How this stacks up against bridges and centralized exchanges
The practical differences come down to three things: who holds the money, what the fees look like, and what happens when something breaks. The table below summarizes how each approach handles those three.
| STON.fi cross-chain | Traditional bridge | Centralized exchange | |
| Custody | Non-custodial throughout; STON.fi never holds or can access user funds | Bridge contract holds assets during transit; pooled value in one place has historically attracted exploits | Exchange holds funds throughout; you depend on the platform’s solvency |
| Source-chain fees | TON gas paid in TON, shown before you confirm; unused amounts refunded | Varies; Ethereum bridges can hit $1–$10+ during congestion | Trading fees plus withdrawal fees, depending on the platform |
| If it fails | Automatic return to sender via HTLC timelock, with no support queue | Varies; some bridges require manual recovery | Depends on the exchange’s support response time |
| KYC | No | No | Usually yes |
| Best for | Moving assets between TON and EVM networks, or between EVM networks (Ethereum, Base, BNB Chain, Polygon) | General EVM-to-EVM moves where a dedicated bridge is already in use | Users whose assets are already sitting on a centralized exchange |
One detail: the source-chain fee doesn’t decide the destination-chain fee. EVM-side gas comes from whatever the destination chain charges, and Ethereum, BNB Chain, Base, and Polygon all set their own prices, which move with congestion.
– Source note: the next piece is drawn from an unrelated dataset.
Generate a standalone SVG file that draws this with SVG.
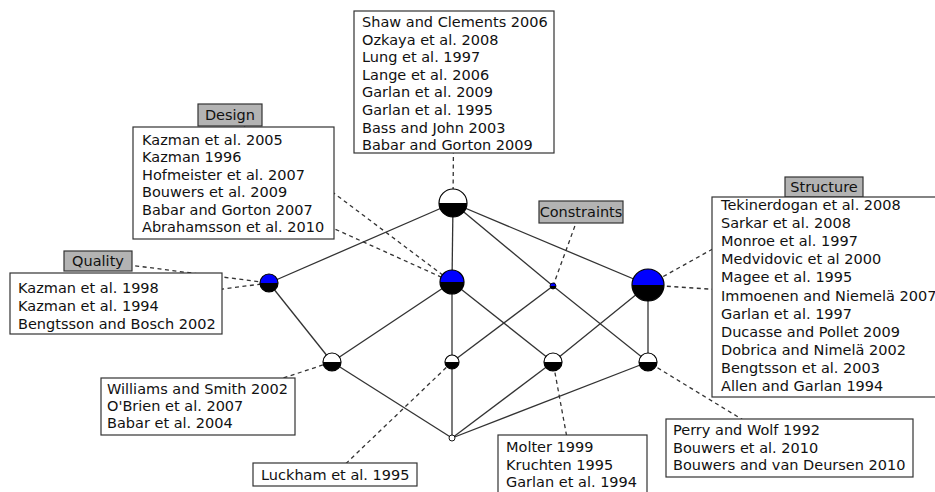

Five things to check before you confirm
A short pre-swap checklist can prevent the most common cross-chain mistakes, most of which come from address format errors and slippage settings. Here are the five worth running through every time.
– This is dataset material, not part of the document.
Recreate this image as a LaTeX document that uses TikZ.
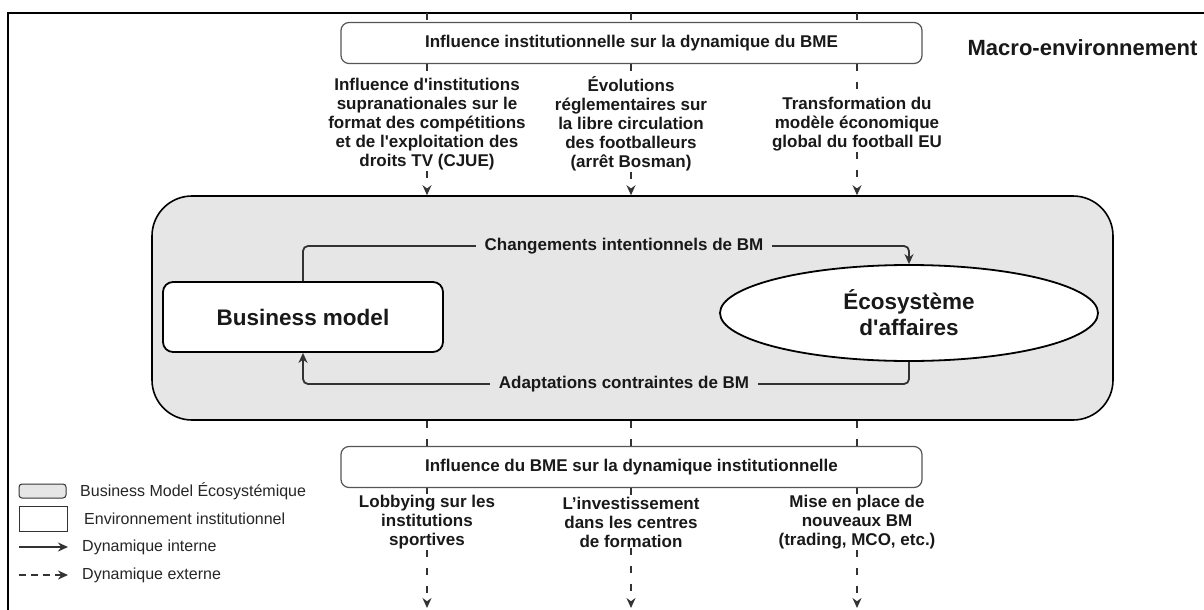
\documentclass[tikz,border=0pt]{standalone}
\usepackage{fontspec}
\setmainfont{Liberation Sans}
\usetikzlibrary{arrows.meta,shapes.geometric,calc}
\definecolor{bmegray}{HTML}{E6E6E6}
\definecolor{linegray}{HTML}{333333}
\definecolor{boxedge}{HTML}{555555}
\newcommand{\sq}{\textquotesingle}
\begin{document}
\begin{tikzpicture}[x=1pt,y=-1pt,
  lbl/.style={font=\fontsize{17}{19}\selectfont\bfseries, align=center, inner sep=1pt, text=black!90},
  glbl/.style={font=\fontsize{17}{19}\selectfont\bfseries, fill=bmegray, inner xsep=9pt, inner ysep=1pt, text=black!90},
  ext/.style={draw=linegray, line width=1.3pt, dash pattern=on 7pt off 11pt},
  intl/.style={draw=linegray, line width=1.8pt},
  arr/.style={-{Stealth[length=10pt,width=9pt]}},
  inst/.style={draw=boxedge, line width=1.2pt, rounded corners=8pt, fill=white,
    minimum width=581pt, minimum height=41pt, inner sep=0pt,
    font=\fontsize{17}{19}\selectfont\bfseries, text=black!90},
  leg/.style={anchor=west, font=\fontsize{16}{18}\selectfont, text=black!85, inner sep=0pt}
]
\useasboundingbox (0,0) rectangle (1204,610);
\fill[white] (0,0) rectangle (1204,610);
% outer frame
\draw[line width=2pt] (8,610) -- (8,13) -- (1204,13);

% macro label
\node[font=\fontsize{22}{26}\selectfont\bfseries, anchor=east, text=black!90] (macro) at (1201,48) {Macro-environnement};

% gray BME box
\node[draw=black, line width=1.6pt, fill=bmegray, rounded corners=40pt,
  minimum width=961pt, minimum height=224pt, inner sep=0pt] (bme) at (632.5,308) {};

% institutional boxes
\node[inst] (top) at (631.5,43) {Influence institutionnelle sur la dynamique du BME};
\node[inst] (bot) at (631.5,467) {Influence du BME sur la dynamique institutionnelle};

% column coordinates
\coordinate (t1) at (427,13);
\coordinate (t2) at (631,13);
\coordinate (t3) at (857,13);
\coordinate (e1) at (427,608);
\coordinate (e2) at (631,608);
\coordinate (e3) at (857,608);

% top labels
\node[lbl] (a1) at (427,124) {Influence d\sq institutions\\supranationales sur le\\format des compétitions\\et de l\sq exploitation des\\droits TV (CJUE)};
\node[lbl] (a2) at (631,124) {Évolutions\\réglementaires sur\\la libre circulation\\des footballeurs\\(arrêt Bosman)};
\node[lbl] (a3) at (857,124) {Transformation du\\modèle économique\\global du football EU};

% bottom labels
\node[lbl] (b1) at (427,522) {Lobbying sur les\\institutions\\sportives};
\node[lbl] (b2) at (631,522) {L’investissement\\dans les centres\\de formation};
\node[lbl] (b3) at (857,522) {Mise en place de\\nouveaux BM\\(trading, MCO, etc.)};

% external dynamics (dashed)
\foreach \i in {1,2,3}{
  \draw[ext] (t\i) -- (top.north -| t\i);
  \draw[ext] (top.south -| t\i) -- (a\i.north);
  \draw[ext,arr] (a\i.south) -- (bme.north -| t\i);
  \draw[ext] (bme.south -| t\i) -- (bot.north -| t\i);
  \draw[ext] (bot.south -| t\i) -- (b\i.north);
  \draw[ext,arr] (b\i.south) -- (e\i);
}

% inner nodes
\node[draw=black, line width=1.8pt, fill=white, rounded corners=10pt,
  minimum width=280pt, minimum height=70pt, inner sep=0pt,
  font=\fontsize{22.5}{26}\selectfont\bfseries, text=black!90] (bm) at (303,317) {Business model};
\node[ellipse, draw=black, line width=1.8pt, fill=white, minimum width=378pt, minimum height=96pt,
  inner sep=0pt, align=center, font=\fontsize{22.5}{26}\selectfont\bfseries, text=black!90] (eco) at (909,313) {Écosystème\\d\sq affaires};

% internal dynamics
\coordinate (c1) at (909,246);
\coordinate (c2) at (909,384);
\draw[intl,arr,rounded corners=5pt] (bm.north) |- (c1) -- (eco.north);
\draw[intl,arr,rounded corners=5pt] (eco.south) -- (c2) -| (bm.south);
\node[glbl] (l1) at (624,246) {Changements intentionnels de BM};
\node[glbl] (l2) at (624,384) {Adaptations contraintes de BM};

% legend
\node[draw=black!80, line width=1pt, fill=bmegray, rounded corners=3pt,
  minimum width=47pt, minimum height=14pt, inner sep=0pt] (lg1) at (42.5,491) {};
\node[leg] (lt1) at (80,491) {Business Model Écosystémique};
\node[draw=black!80, line width=1pt, fill=white,
  minimum width=48pt, minimum height=25pt, inner sep=0pt] (lg2) at (43,519) {};
\node[leg] (lt2) at (84,519) {Environnement institutionnel};
\coordinate (ls3) at (19,547);
\coordinate (le3) at (68,547);
\draw[intl,arr] (ls3) -- (le3);
\node[leg] (lt3) at (82,547) {Dynamique interne};
\coordinate (ls4) at (19,575);
\coordinate (le4) at (68,575);
\draw[intl,arr,dash pattern=on 7pt off 5pt] (ls4) -- (le4);
\node[leg] (lt4) at (82,575) {Dynamique externe};
\end{tikzpicture}
\end{document}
Address format errors are probably the most avoidable mistake in cross-chain, and they still happen constantly. EVM addresses start with 0x, while TON addresses look completely different. Pasting one format into the other field will either fail outright or route incorrectly, so confirming the destination network and address format should come before anything else.
Then:
- Slippage tolerance. Set it too tight for a volatile asset and the swap may reject; for stablecoins, you can usually set it lower.
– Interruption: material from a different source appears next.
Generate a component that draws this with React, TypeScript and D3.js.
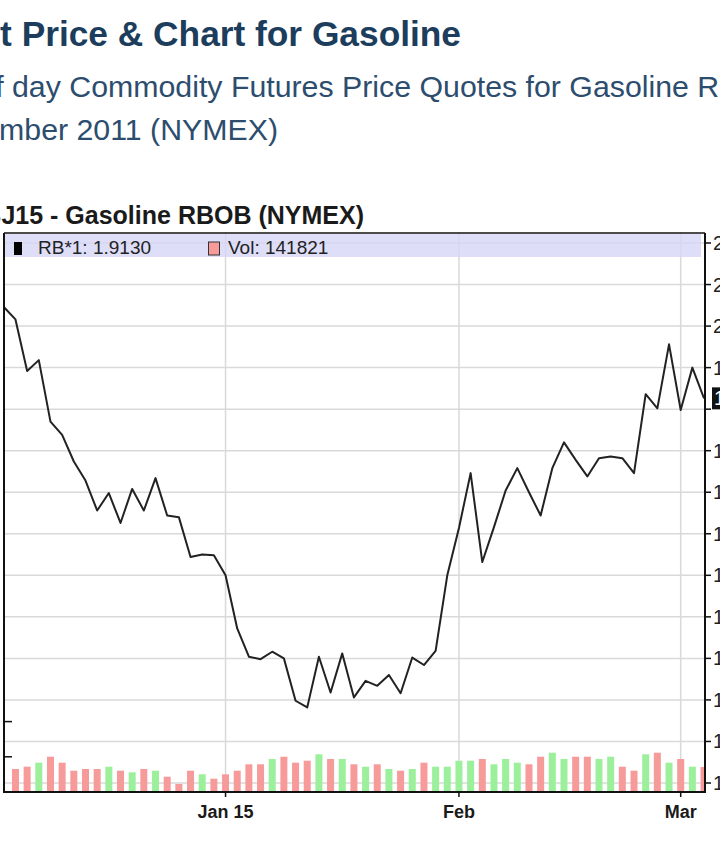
import React from "react";
import * as d3 from "d3";

// Price series (closing values), index -1 .. 59 (index -1 is the clipped point at the left edge)
const priceStartIndex = -1;
const prices = [
  2.023, 2.008, 1.946, 1.959, 1.885, 1.869, 1.837, 1.814, 1.778, 1.799,
  1.763, 1.804, 1.778, 1.817, 1.772, 1.770, 1.722, 1.725, 1.724, 1.700,
  1.636, 1.602, 1.599, 1.608, 1.600, 1.549, 1.541, 1.602, 1.559, 1.606,
  1.553, 1.573, 1.567, 1.580, 1.558, 1.601, 1.592, 1.609, 1.700, 1.757,
  1.823, 1.716, 1.758, 1.802, 1.829, 1.800, 1.772, 1.829, 1.860, 1.839,
  1.819, 1.841, 1.843, 1.841, 1.823, 1.918, 1.901, 1.978, 1.899, 1.950,
  1.913,
];

// Daily volume, index 0 .. 59
const volumes = [
  130700, 143800, 166500, 200600, 166500, 121000, 130700, 130700, 143800, 121000,
  111900, 130700, 121000, 86900, 45500, 121000, 100600, 75600, 100600, 121000,
  157400, 157400, 187500, 200600, 166500, 177800, 214200, 187500, 187500, 157400,
  143800, 157400, 130700, 121000, 130700, 166500, 143800, 143800, 177800, 177800,
  187500, 157400, 187500, 166500, 157400, 200600, 223300, 187500, 200600, 200600,
  187500, 200600, 143800, 121000, 214200, 223300, 166500, 187500, 143800, 141821,
];

const xTickIndices = [18, 38, 57];
const xTickLabels = ["Jan 15", "Feb", "Mar"];
const priceTicks = [1.45, 1.5, 1.55, 1.6, 1.65, 1.7, 1.75, 1.8, 1.85, 1.9, 1.95, 2.0, 2.05, 2.1];
const volumeTicks = [200000, 400000];
const lastPriceLabel = "1.9130";
const lastVolumeLabel = "141821";

const FONT = "'Liberation Sans', Arial, sans-serif";

export default function App() {
  const left = 4;
  const right = 705;
  const top = 233;
  const bottom = 792;

  const x = d3.scaleLinear().domain([-1, 59.1]).range([3.8, 705.2]);
  const y = d3.scaleLinear().domain([1.45, 2.1]).range([783, 243]);
  const yv = d3.scaleLinear().domain([0, 400000]).range([bottom, 721.6]);

  const pts = prices.map((p, i) => ({ i: i + priceStartIndex, p }));
  const line = d3
    .line<{ i: number; p: number }>()
    .x((d) => x(d.i))
    .y((d) => y(d.p));

  const priceAt = (i: number) => prices[i - priceStartIndex];
  const lastPrice = prices[prices.length - 1];

  return (
    <div style={{ position: "absolute", left: 0, top: 0 }}>
      <svg width={720} height={845} style={{ display: "block", background: "#fff" }}>
        <defs>
          <clipPath id="plotClip">
            <rect x={left} y={top} width={right - left} height={bottom - top} />
          </clipPath>
        </defs>

        {/* Page header */}
        <text x={461} y={46} textAnchor="end" fontFamily={FONT} fontWeight="bold" fontSize={35.3} fill="#1c3d5c">
          Latest Price &amp; Chart for Gasoline
        </text>
        <text x={-84} y={97} fontFamily={FONT} fontSize={30.3} fill="#2d4d6e">
          End of day Commodity Futures Price Quotes for Gasoline RBOB
        </text>
        <text x={278} y={140} textAnchor="end" fontFamily={FONT} fontSize={30.3} fill="#2d4d6e">
          November 2011 (NYMEX)
        </text>

        {/* Chart title */}
        <text x={364} y={224} textAnchor="end" fontFamily={FONT} fontWeight="bold" fontSize={25} fill="#1a1a1a">
          RBJ15 - Gasoline RBOB (NYMEX)
        </text>

        {/* Horizontal gridlines */}
        {priceTicks.map((t) => (
          <line key={"hg" + t} x1={left} x2={right} y1={y(t)} y2={y(t)} stroke="#d9d9d9" strokeWidth={1.5} />
        ))}
        {/* Vertical gridlines */}
        {xTickIndices.map((k) => (
          <line key={"vg" + k} x1={x(k)} x2={x(k)} y1={top} y2={bottom} stroke="#d9d9d9" strokeWidth={1.5} />
        ))}

        {/* Legend band */}
        <rect x={left + 1} y={top + 1} width={right - left - 5} height={23} fill="#d6d6f7" opacity={0.8} />

        <g clipPath="url(#plotClip)">
          {/* Volume bars */}
          {volumes.map((v, k) => {
            const prev = priceAt(k - 1);
            const cur = priceAt(k);
            const up = cur >= prev;
            return (
              <rect
                key={"vb" + k}
                x={x(k) - 3.5}
                y={yv(v)}
                width={7}
                height={bottom - yv(v)}
                fill={up ? "#9cf09c" : "#f79a9a"}
              />
            );
          })}
          {/* Price line */}
          <path d={line(pts) || ""} fill="none" stroke="#222" strokeWidth={2} strokeLinejoin="round" />
        </g>

        {/* Legend text */}
        <rect x={14} y={242} width={8} height={13} fill="#000" />
        <text x={38} y={254} fontFamily={FONT} fontSize={19} fill="#222">
          RB*1: {lastPriceLabel}
        </text>
        <rect x={208.5} y={242} width={11} height={13} fill="#f79a9a" stroke="#333" strokeWidth={1} />
        <text x={228} y={254} fontFamily={FONT} fontSize={19} fill="#222">
          Vol: {lastVolumeLabel}
        </text>

        {/* Borders */}
        <line x1={left} x2={right} y1={top} y2={top} stroke="#111" strokeWidth={1.5} />
        <line x1={left} x2={left} y1={top} y2={bottom} stroke="#111" strokeWidth={2} />
        <line x1={right} x2={right} y1={top} y2={bottom + 1} stroke="#111" strokeWidth={2} />
        <line x1={left - 1} x2={right + 1} y1={bottom} y2={bottom} stroke="#111" strokeWidth={2} />

        {/* Right price axis */}
        {priceTicks.map((t) => (
          <g key={"pt" + t}>
            <line x1={right} x2={right + 6} y1={y(t)} y2={y(t)} stroke="#111" strokeWidth={1.5} />
            {Math.abs(y(t) - y(lastPrice)) > 14 && (
              <text x={713} y={y(t) + 7} fontFamily={FONT} fontSize={20} fill="#222">
                {t.toFixed(2)}
              </text>
            )}
          </g>
        ))}
        <rect x={712} y={y(lastPrice) - 11} width={70} height={22} fill="#111" />
        <text x={714} y={y(lastPrice) + 7} fontFamily={FONT} fontSize={20} fill="#fff">
          {lastPrice.toFixed(4)}
        </text>

        {/* Left volume axis ticks */}
        {volumeTicks.map((t) => (
          <line key={"vt" + t} x1={left} x2={left + 8} y1={yv(t)} y2={yv(t)} stroke="#111" strokeWidth={1.5} />
        ))}

        {/* X axis ticks and labels */}
        {xTickIndices.map((k, i) => (
          <g key={"xt" + k}>
            <line x1={x(k)} x2={x(k)} y1={bottom} y2={bottom + 5} stroke="#111" strokeWidth={1.5} />
            <text x={x(k)} y={818} textAnchor="middle" fontFamily={FONT} fontWeight="bold" fontSize={18} fill="#1a1a1a">
              {xTickLabels[i]}
            </text>
          </g>
        ))}
      </svg>
    </div>
  );
}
- Token verification. If you don’t recognize the token, check that its contract link shows a green verified badge, which confirms it matches a known, audited deployment.
- TON balance. Keep at least 0.3–0.4 TON in your source wallet before starting. The STON.fi SDK uses a default of 0.3 TON for swap-related calls, and a wallet running near zero can stall the transaction.
- The “You will receive” field. Glance at it one more time before final confirmation. If the number looks lower than expected, revisit your slippage or wait for a fresh quote.
Final thoughts
STON.fi cross-chain execution model launching soon moves assets between TON and EVM networks using smart contract logic, which means predictable fees, automatic failure handling, and no custodian anywhere in the flow. Cross-chain is the right tool when your destination asset lives on a different network. When both assets already live on TON, a same-chain swap is the simpler call.
STON.fi is the interface, and Omniston is the execution layer underneath. Because of how that execution layer is built, every cross-chain swap either completes exactly as quoted or returns every locked asset in full.